[Records from a collection]
────

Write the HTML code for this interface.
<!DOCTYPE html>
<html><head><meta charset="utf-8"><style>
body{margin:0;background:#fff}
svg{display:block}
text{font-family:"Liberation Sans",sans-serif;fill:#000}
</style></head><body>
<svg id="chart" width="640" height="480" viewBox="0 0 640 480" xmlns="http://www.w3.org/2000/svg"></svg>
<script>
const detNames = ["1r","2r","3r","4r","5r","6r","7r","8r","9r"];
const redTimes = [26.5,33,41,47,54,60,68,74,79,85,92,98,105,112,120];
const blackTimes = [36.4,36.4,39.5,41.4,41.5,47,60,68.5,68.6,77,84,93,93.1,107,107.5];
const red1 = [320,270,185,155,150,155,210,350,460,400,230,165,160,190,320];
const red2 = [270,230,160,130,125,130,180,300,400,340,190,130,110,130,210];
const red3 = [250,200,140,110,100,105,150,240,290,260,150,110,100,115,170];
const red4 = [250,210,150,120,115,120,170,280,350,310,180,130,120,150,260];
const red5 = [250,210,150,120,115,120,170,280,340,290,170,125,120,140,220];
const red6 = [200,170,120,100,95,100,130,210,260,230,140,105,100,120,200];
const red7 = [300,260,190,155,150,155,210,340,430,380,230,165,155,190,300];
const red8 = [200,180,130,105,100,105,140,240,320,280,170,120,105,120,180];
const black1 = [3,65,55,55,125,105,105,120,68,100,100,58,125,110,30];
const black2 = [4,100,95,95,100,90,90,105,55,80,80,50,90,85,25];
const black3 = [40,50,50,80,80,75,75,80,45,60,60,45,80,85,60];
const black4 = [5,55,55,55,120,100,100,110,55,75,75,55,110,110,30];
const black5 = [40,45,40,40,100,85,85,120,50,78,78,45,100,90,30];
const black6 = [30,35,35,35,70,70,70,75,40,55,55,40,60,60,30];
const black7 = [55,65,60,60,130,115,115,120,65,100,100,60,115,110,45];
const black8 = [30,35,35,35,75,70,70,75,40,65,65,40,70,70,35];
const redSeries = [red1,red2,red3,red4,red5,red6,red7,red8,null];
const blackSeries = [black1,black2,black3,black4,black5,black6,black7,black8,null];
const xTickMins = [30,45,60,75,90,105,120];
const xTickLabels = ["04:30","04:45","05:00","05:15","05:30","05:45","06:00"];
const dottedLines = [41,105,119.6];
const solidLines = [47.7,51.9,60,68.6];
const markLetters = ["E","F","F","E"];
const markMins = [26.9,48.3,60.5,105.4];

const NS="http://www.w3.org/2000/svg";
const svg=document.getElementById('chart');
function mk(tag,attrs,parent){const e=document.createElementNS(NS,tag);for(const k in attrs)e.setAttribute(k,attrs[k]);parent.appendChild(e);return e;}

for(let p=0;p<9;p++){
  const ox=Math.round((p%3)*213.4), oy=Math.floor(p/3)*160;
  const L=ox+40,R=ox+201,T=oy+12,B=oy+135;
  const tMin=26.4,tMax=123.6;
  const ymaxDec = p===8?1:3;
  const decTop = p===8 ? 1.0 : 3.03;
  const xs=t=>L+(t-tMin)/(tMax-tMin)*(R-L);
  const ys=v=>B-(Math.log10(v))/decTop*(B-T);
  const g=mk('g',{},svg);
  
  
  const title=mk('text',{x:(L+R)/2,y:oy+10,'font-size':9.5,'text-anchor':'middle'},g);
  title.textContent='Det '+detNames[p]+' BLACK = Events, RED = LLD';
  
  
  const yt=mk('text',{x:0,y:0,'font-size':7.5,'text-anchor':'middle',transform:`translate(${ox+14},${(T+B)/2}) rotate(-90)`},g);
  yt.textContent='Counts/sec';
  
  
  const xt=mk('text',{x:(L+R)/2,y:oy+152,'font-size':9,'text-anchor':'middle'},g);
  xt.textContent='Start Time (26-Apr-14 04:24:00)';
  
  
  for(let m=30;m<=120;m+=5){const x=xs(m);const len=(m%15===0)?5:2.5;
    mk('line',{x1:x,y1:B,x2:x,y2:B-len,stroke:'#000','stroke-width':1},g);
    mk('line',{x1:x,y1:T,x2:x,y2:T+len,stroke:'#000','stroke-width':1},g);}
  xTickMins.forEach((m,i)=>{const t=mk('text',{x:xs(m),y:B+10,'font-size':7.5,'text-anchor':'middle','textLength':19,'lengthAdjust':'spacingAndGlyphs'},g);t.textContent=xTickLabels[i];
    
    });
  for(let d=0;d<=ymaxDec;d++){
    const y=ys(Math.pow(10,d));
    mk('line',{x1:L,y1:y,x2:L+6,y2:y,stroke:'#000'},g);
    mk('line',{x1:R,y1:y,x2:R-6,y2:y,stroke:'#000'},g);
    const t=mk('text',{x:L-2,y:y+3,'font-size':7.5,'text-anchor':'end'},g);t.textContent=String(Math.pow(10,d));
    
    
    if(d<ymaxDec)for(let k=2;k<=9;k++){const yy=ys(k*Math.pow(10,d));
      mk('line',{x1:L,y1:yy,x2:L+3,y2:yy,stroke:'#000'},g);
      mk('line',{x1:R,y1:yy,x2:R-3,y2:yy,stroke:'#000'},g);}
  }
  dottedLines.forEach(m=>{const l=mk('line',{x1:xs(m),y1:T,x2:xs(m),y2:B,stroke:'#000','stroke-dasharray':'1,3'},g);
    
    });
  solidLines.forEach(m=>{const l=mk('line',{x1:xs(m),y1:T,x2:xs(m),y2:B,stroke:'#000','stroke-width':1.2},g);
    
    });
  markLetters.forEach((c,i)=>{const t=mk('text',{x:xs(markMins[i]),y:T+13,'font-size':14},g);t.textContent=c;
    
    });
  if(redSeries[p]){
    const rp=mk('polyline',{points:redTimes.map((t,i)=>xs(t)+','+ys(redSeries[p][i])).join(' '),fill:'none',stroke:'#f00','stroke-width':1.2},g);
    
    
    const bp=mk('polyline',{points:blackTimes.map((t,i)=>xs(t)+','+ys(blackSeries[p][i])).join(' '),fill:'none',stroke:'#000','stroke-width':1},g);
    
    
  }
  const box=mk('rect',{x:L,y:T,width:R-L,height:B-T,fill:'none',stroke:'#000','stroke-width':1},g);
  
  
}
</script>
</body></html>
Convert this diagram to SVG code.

────

Goal
Retype all the records, matching them exactly.

Exercise result
Write the HTML code for this interface.
<!DOCTYPE html>
<html><head><meta charset="utf-8"><style>
body{margin:0;background:#fff}
svg{display:block}
text{font-family:"Liberation Sans",sans-serif;fill:#000}
</style></head><body>
<svg id="chart" width="640" height="480" viewBox="0 0 640 480" xmlns="http://www.w3.org/2000/svg"></svg>
<script>
const detNames = ["1r","2r","3r","4r","5r","6r","7r","8r","9r"];
const redTimes = [26.5,33,41,47,54,60,68,74,79,85,92,98,105,112,120];
const blackTimes = [36.4,36.4,39.5,41.4,41.5,47,60,68.5,68.6,77,84,93,93.1,107,107.5];
const red1 = [320,270,185,155,150,155,210,350,460,400,230,165,160,190,320];
const red2 = [270,230,160,130,125,130,180,300,400,340,190,130,110,130,210];
const red3 = [250,200,140,110,100,105,150,240,290,260,150,110,100,115,170];
const red4 = [250,210,150,120,115,120,170,280,350,310,180,130,120,150,260];
const red5 = [250,210,150,120,115,120,170,280,340,290,170,125,120,140,220];
const red6 = [200,170,120,100,95,100,130,210,260,230,140,105,100,120,200];
const red7 = [300,260,190,155,150,155,210,340,430,380,230,165,155,190,300];
const red8 = [200,180,130,105,100,105,140,240,320,280,170,120,105,120,180];
const black1 = [3,65,55,55,125,105,105,120,68,100,100,58,125,110,30];
const black2 = [4,100,95,95,100,90,90,105,55,80,80,50,90,85,25];
const black3 = [40,50,50,80,80,75,75,80,45,60,60,45,80,85,60];
const black4 = [5,55,55,55,120,100,100,110,55,75,75,55,110,110,30];
const black5 = [40,45,40,40,100,85,85,120,50,78,78,45,100,90,30];
const black6 = [30,35,35,35,70,70,70,75,40,55,55,40,60,60,30];
const black7 = [55,65,60,60,130,115,115,120,65,100,100,60,115,110,45];
const black8 = [30,35,35,35,75,70,70,75,40,65,65,40,70,70,35];
const redSeries = [red1,red2,red3,red4,red5,red6,red7,red8,null];
const blackSeries = [black1,black2,black3,black4,black5,black6,black7,black8,null];
const xTickMins = [30,45,60,75,90,105,120];
const xTickLabels = ["04:30","04:45","05:00","05:15","05:30","05:45","06:00"];
const dottedLines = [41,105,119.6];
const solidLines = [47.7,51.9,60,68.6];
const markLetters = ["E","F","F","E"];
const markMins = [26.9,48.3,60.5,105.4];

const NS="http://www.w3.org/2000/svg";
const svg=document.getElementById('chart');
function mk(tag,attrs,parent){const e=document.createElementNS(NS,tag);for(const k in attrs)e.setAttribute(k,attrs[k]);parent.appendChild(e);return e;}

for(let p=0;p<9;p++){
  const ox=Math.round((p%3)*213.4), oy=Math.floor(p/3)*160;
  const L=ox+40,R=ox+201,T=oy+12,B=oy+135;
  const tMin=26.4,tMax=123.6;
  const ymaxDec = p===8?1:3;
  const decTop = p===8 ? 1.0 : 3.03;
  const xs=t=>L+(t-tMin)/(tMax-tMin)*(R-L);
  const ys=v=>B-(Math.log10(v))/decTop*(B-T);
  const g=mk('g',{},svg);
  
  
  const title=mk('text',{x:(L+R)/2,y:oy+10,'font-size':9.5,'text-anchor':'middle'},g);
  title.textContent='Det '+detNames[p]+' BLACK = Events, RED = LLD';
  
  
  const yt=mk('text',{x:0,y:0,'font-size':7.5,'text-anchor':'middle',transform:`translate(${ox+14},${(T+B)/2}) rotate(-90)`},g);
  yt.textContent='Counts/sec';
  
  
  const xt=mk('text',{x:(L+R)/2,y:oy+152,'font-size':9,'text-anchor':'middle'},g);
  xt.textContent='Start Time (26-Apr-14 04:24:00)';
  
  
  for(let m=30;m<=120;m+=5){const x=xs(m);const len=(m%15===0)?5:2.5;
    mk('line',{x1:x,y1:B,x2:x,y2:B-len,stroke:'#000','stroke-width':1},g);
    mk('line',{x1:x,y1:T,x2:x,y2:T+len,stroke:'#000','stroke-width':1},g);}
  xTickMins.forEach((m,i)=>{const t=mk('text',{x:xs(m),y:B+10,'font-size':7.5,'text-anchor':'middle','textLength':19,'lengthAdjust':'spacingAndGlyphs'},g);t.textContent=xTickLabels[i];
    
    });
  for(let d=0;d<=ymaxDec;d++){
    const y=ys(Math.pow(10,d));
    mk('line',{x1:L,y1:y,x2:L+6,y2:y,stroke:'#000'},g);
    mk('line',{x1:R,y1:y,x2:R-6,y2:y,stroke:'#000'},g);
    const t=mk('text',{x:L-2,y:y+3,'font-size':7.5,'text-anchor':'end'},g);t.textContent=String(Math.pow(10,d));
    
    
    if(d<ymaxDec)for(let k=2;k<=9;k++){const yy=ys(k*Math.pow(10,d));
      mk('line',{x1:L,y1:yy,x2:L+3,y2:yy,stroke:'#000'},g);
      mk('line',{x1:R,y1:yy,x2:R-3,y2:yy,stroke:'#000'},g);}
  }
  dottedLines.forEach(m=>{const l=mk('line',{x1:xs(m),y1:T,x2:xs(m),y2:B,stroke:'#000','stroke-dasharray':'1,3'},g);
    
    });
  solidLines.forEach(m=>{const l=mk('line',{x1:xs(m),y1:T,x2:xs(m),y2:B,stroke:'#000','stroke-width':1.2},g);
    
    });
  markLetters.forEach((c,i)=>{const t=mk('text',{x:xs(markMins[i]),y:T+13,'font-size':14},g);t.textContent=c;
    
    });
  if(redSeries[p]){
    const rp=mk('polyline',{points:redTimes.map((t,i)=>xs(t)+','+ys(redSeries[p][i])).join(' '),fill:'none',stroke:'#f00','stroke-width':1.2},g);
    
    
    const bp=mk('polyline',{points:blackTimes.map((t,i)=>xs(t)+','+ys(blackSeries[p][i])).join(' '),fill:'none',stroke:'#000','stroke-width':1},g);
    
    
  }
  const box=mk('rect',{x:L,y:T,width:R-L,height:B-T,fill:'none',stroke:'#000','stroke-width':1},g);
  
  
}
</script>
</body></html>
Convert this diagram to SVG code.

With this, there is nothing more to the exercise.